None of the terms/words had a significant difference in usage between high value and low value rows. Additionally, the frequencies were all lower than 5, so the chi-squared test isn't as valid. It would be better to run this test with only terms that have higher frequencies.

## Next steps

That's it for the guided steps! We recommend exploring the data more on your own.

Here are some potential next steps:

* Find a better way to eliminate non-informative words than just removing words that are less than `6` characters long. Some ideas:
    * Manually create a list of words to remove, like `the`, `than`, etc.
    * Find a list of stopwords to remove.
    * Remove words that occur in more than a certain percentage (like `5%`) of questions.
* Perform the chi-squared test across more terms to see what terms have larger differences.
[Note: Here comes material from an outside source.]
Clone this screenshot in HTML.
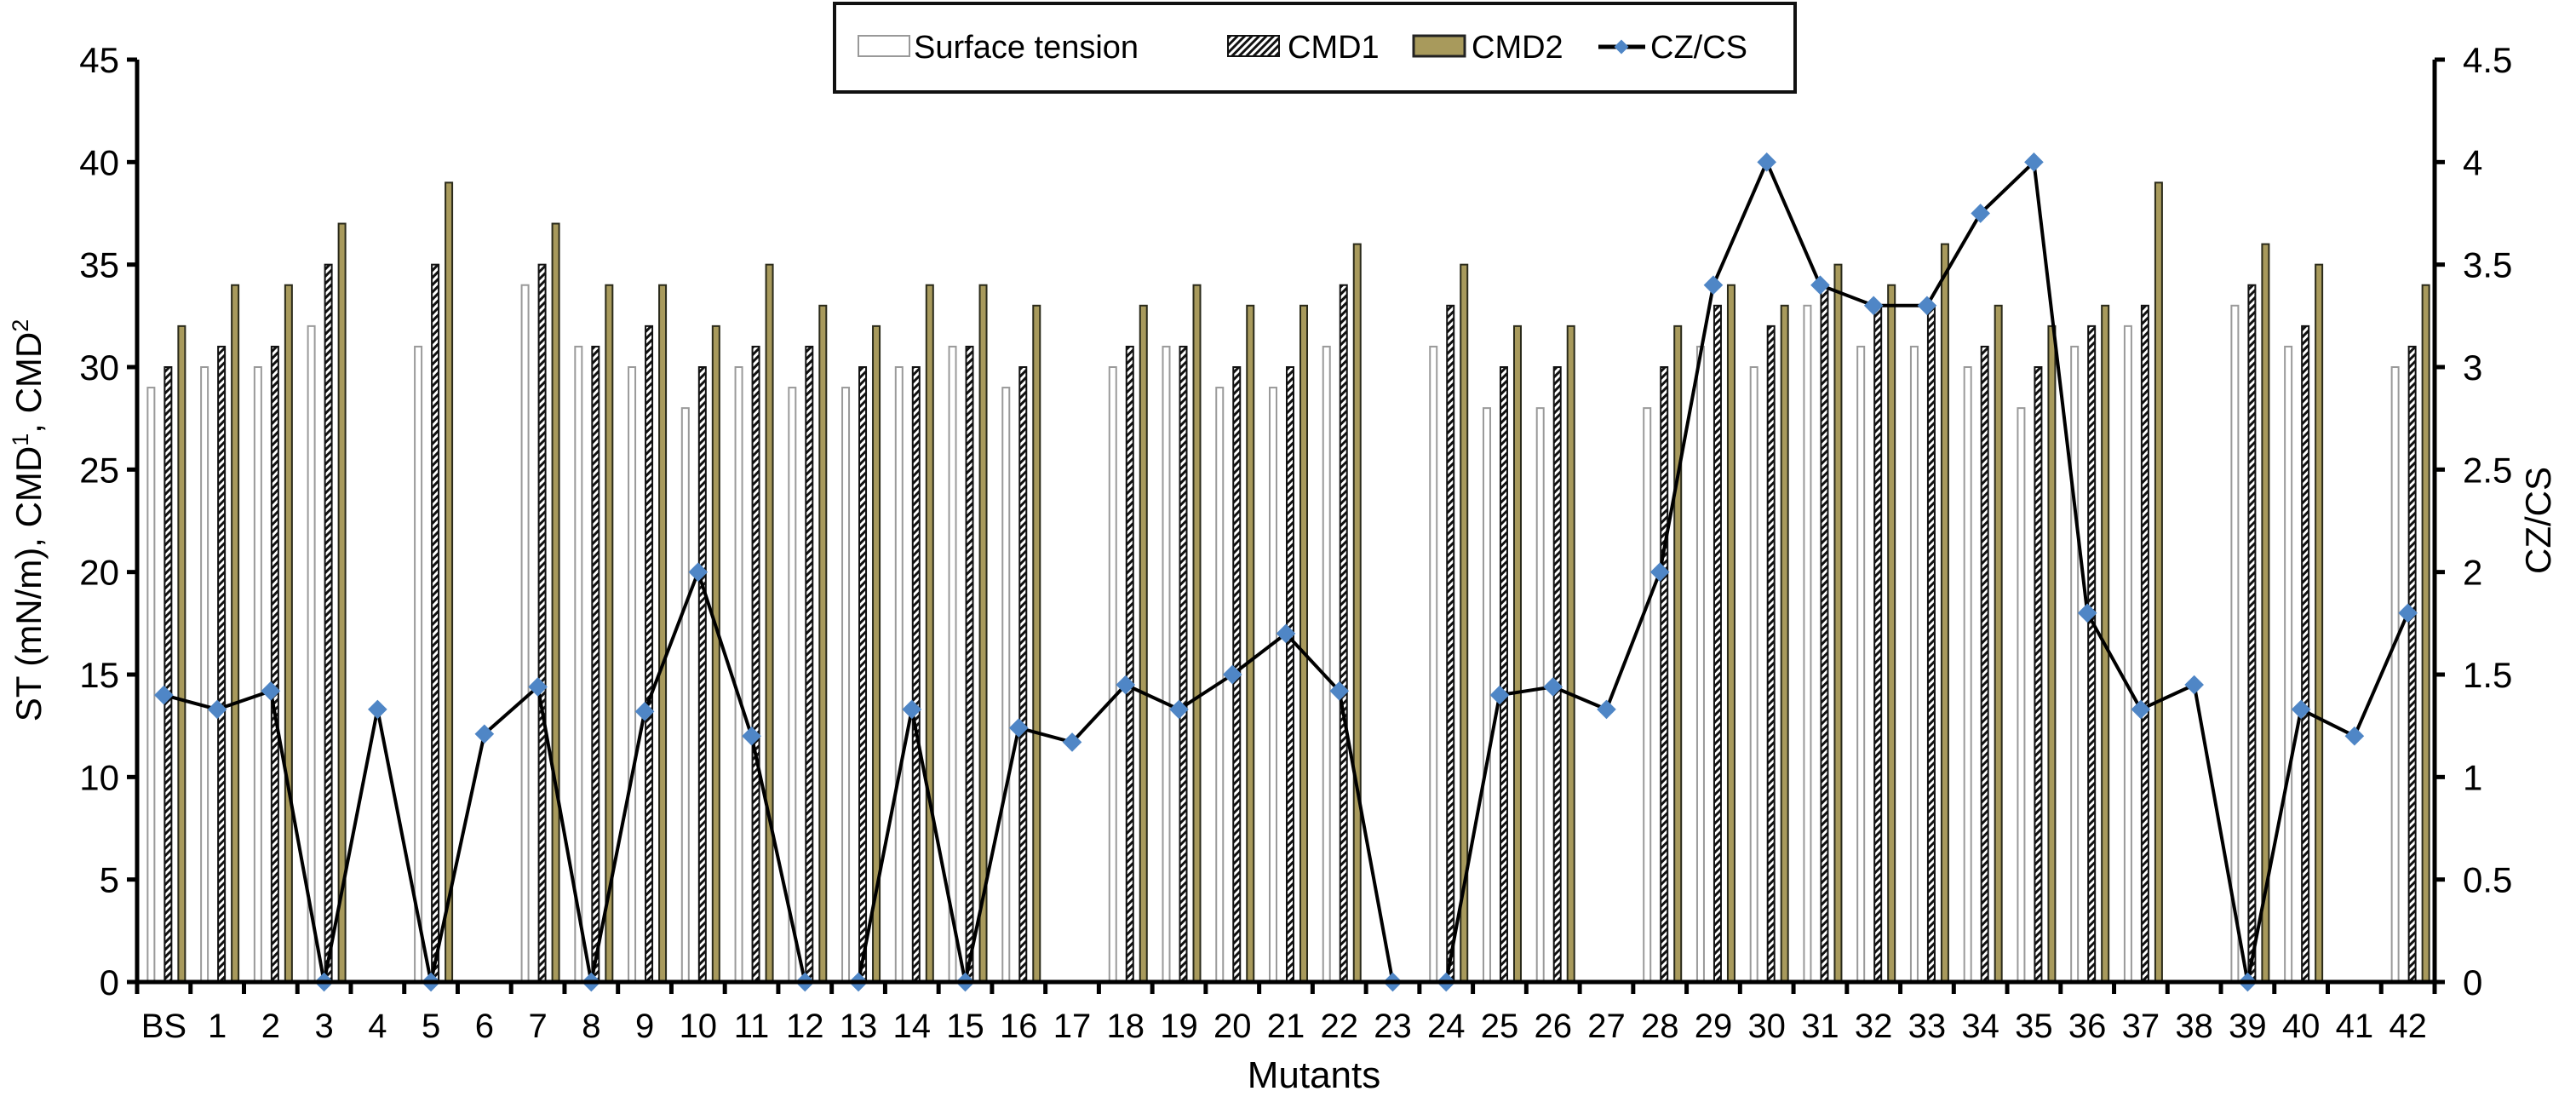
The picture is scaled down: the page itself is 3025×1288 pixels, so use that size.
<!DOCTYPE html>
<html><head><meta charset="utf-8"><style>
html,body{margin:0;padding:0;background:#fff;}
svg{display:block;font-family:"Liberation Sans",Arial,sans-serif;}
</style></head><body>
<svg id="chart" width="3025" height="1288" viewBox="0 0 3025 1288" xmlns="http://www.w3.org/2000/svg">
<defs>
<pattern id="hatch" patternUnits="userSpaceOnUse" width="6" height="6" patternTransform="rotate(45)">
<rect width="6" height="6" fill="#fff"/><rect width="3" height="6" fill="#111"/>
</pattern>
</defs>
<g id="bars"></g>
<g id="line"></g>
<g id="axes"></g>
<g>
<rect x="980" y="4" width="1128" height="104" fill="#fff" stroke="#111" stroke-width="4"/>
<rect x="1008" y="42" width="60" height="24" fill="#fff" stroke="#999" stroke-width="2"/>
<text x="1073" y="68" font-size="38">Surface tension</text>
<rect x="1442" y="42" width="60" height="24" fill="url(#hatch)" stroke="#111" stroke-width="2"/>
<text x="1512" y="68" font-size="38">CMD1</text>
<rect x="1660" y="42" width="60" height="24" fill="#a89a5c" stroke="#222" stroke-width="3"/>
<text x="1728" y="68" font-size="38">CMD2</text>
<line x1="1877" y1="55" x2="1932" y2="55" stroke="#000" stroke-width="5"/>
<rect x="1898" y="49" width="12" height="12" fill="#4f86c6" transform="rotate(45 1904 55)"/>
<text x="1938" y="68" font-size="38">CZ/CS</text>
</g>
<text x="48" y="611" font-size="42" text-anchor="middle" transform="rotate(-90 48 611)">ST (mN/m), CMD<tspan baseline-shift="super" font-size="27">1</tspan>, CMD<tspan baseline-shift="super" font-size="27">2</tspan></text>
<text x="2995" y="611" font-size="42" text-anchor="middle" transform="rotate(-90 2995 611)">CZ/CS</text>
<text x="1543" y="1277" font-size="44" text-anchor="middle">Mutants</text>
</svg>
<script>
const categories=["BS","1","2","3","4","5","6","7","8","9","10","11","12","13","14","15","16","17","18","19","20","21","22","23","24","25","26","27","28","29","30","31","32","33","34","35","36","37","38","39","40","41","42"];
const surfaceTension=[29,30,30,32,0,31,0,34,31,30,28,30,29,29,30,31,29,0,30,31,29,29,31,0,31,28,28,0,28,31,30,33,31,31,30,28,31,32,0,33,31,0,30];
const cmd1=[30,31,31,35,0,35,0,35,31,32,30,31,31,30,30,31,30,0,31,31,30,30,34,0,33,30,30,0,30,33,32,34,33,33,31,30,32,33,0,34,32,0,31];
const cmd2=[32,34,34,37,0,39,0,37,34,34,32,35,33,32,34,34,33,0,33,34,33,33,36,0,35,32,32,0,32,34,33,35,34,36,33,32,33,39,0,36,35,0,34];
const czcs=[1.4,1.33,1.42,0,1.33,0,1.21,1.44,0,1.32,2.0,1.2,0,0,1.33,0,1.24,1.17,1.45,1.33,1.5,1.7,1.42,0,0,1.4,1.44,1.33,2.0,3.4,4.0,3.4,3.3,3.3,3.75,4.0,1.8,1.33,1.45,0,1.33,1.2,1.8];
const leftTicks=[0,5,10,15,20,25,30,35,40,45];
const rightTicks=["0","0.5","1","1.5","2","2.5","3","3.5","4","4.5"];

const NS="http://www.w3.org/2000/svg";
const L=161,R=2859,T=70,B=1153;
const n=categories.length,step=(R-L)/n;
const xC=i=>L+(i+0.5)*step;
const yL=v=>B-(v/45)*(B-T);
const yR=v=>B-(v/4.5)*(B-T);
function mk(tag,attrs,parent){const e=document.createElementNS(NS,tag);for(const k in attrs)e.setAttribute(k,attrs[k]);parent.appendChild(e);return e;}
const gb=document.getElementById('bars'),gl=document.getElementById('line'),ga=document.getElementById('axes');
const bw=8;
categories.forEach((c,i)=>{
  const cx=xC(i);
  if(surfaceTension[i]>0){const r=mk('rect',{x:cx-15-bw/2,y:yL(surfaceTension[i]),width:bw,height:B-yL(surfaceTension[i]),fill:'#fff',stroke:'#9a9a9a','stroke-width':2},gb);
    
    }
  if(cmd1[i]>0){const r=mk('rect',{x:cx+5-bw/2,y:yL(cmd1[i]),width:bw,height:B-yL(cmd1[i]),fill:'url(#hatch)',stroke:'#111','stroke-width':2},gb);
    
    }
  if(cmd2[i]>0){const r=mk('rect',{x:cx+21-bw/2,y:yL(cmd2[i]),width:bw,height:B-yL(cmd2[i]),fill:'#a89a5c',stroke:'#2a2a1a','stroke-width':2},gb);
    
    }
});
const pts=czcs.map((v,i)=>xC(i).toFixed(1)+','+yR(v).toFixed(1)).join(' ');
const pl=mk('polyline',{points:pts,fill:'none',stroke:'#000','stroke-width':4,'stroke-linejoin':'round'},gl);


czcs.forEach((v,i)=>{
  const m=mk('rect',{x:xC(i)-8,y:yR(v)-8,width:16,height:16,fill:'#4f86c6',transform:`rotate(45 ${xC(i)} ${yR(v)})`},gl);
  
  
});
let a=mk('line',{x1:L,y1:T,x2:L,y2:B,stroke:'#000','stroke-width':5},ga);


a=mk('line',{x1:R,y1:T,x2:R,y2:B,stroke:'#000','stroke-width':5},ga);


a=mk('line',{x1:L-12,y1:B,x2:R+12,y2:B,stroke:'#000','stroke-width':5},ga);


leftTicks.forEach(v=>{
  mk('line',{x1:L-12,y1:yL(v),x2:L,y2:yL(v),stroke:'#000','stroke-width':5},ga);
  const t=mk('text',{x:140,y:yL(v)+15,'font-size':42,'text-anchor':'end'},ga);t.textContent=v;
  
  
});
rightTicks.forEach((s,k)=>{
  const y=yR(parseFloat(s));
  mk('line',{x1:R,y1:y,x2:R+12,y2:y,stroke:'#000','stroke-width':5},ga);
  const t=mk('text',{x:2892,y:y+15,'font-size':42},ga);t.textContent=s;
  
  
});
for(let i=0;i<=n;i++){mk('line',{x1:L+i*step,y1:B,x2:L+i*step,y2:B+14,stroke:'#000','stroke-width':5},ga);}
categories.forEach((c,i)=>{
  const t=mk('text',{x:xC(i),y:1218,'font-size':40,'text-anchor':'middle'},ga);t.textContent=c;
  
  
});
</script>
</body></html>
This is hard to do currently because the code is slow, but here are some ideas:
    * Use the apply method to make the code that calculates frequencies more efficient.
    * Only select terms that have high frequencies across the dataset, and ignore the others.
* Look more into the `Category` column and see if any interesting analysis can be done with it. Some ideas:
    * See which categories appear the most often.
    * Find the probability of each category appearing in each round.
* Use the whole Jeopardy dataset (available here) instead of the subset we used in this mission.
* Use phrases instead of single words when seeing if there's overlap between questions. Single words don't capture the whole context of the question well.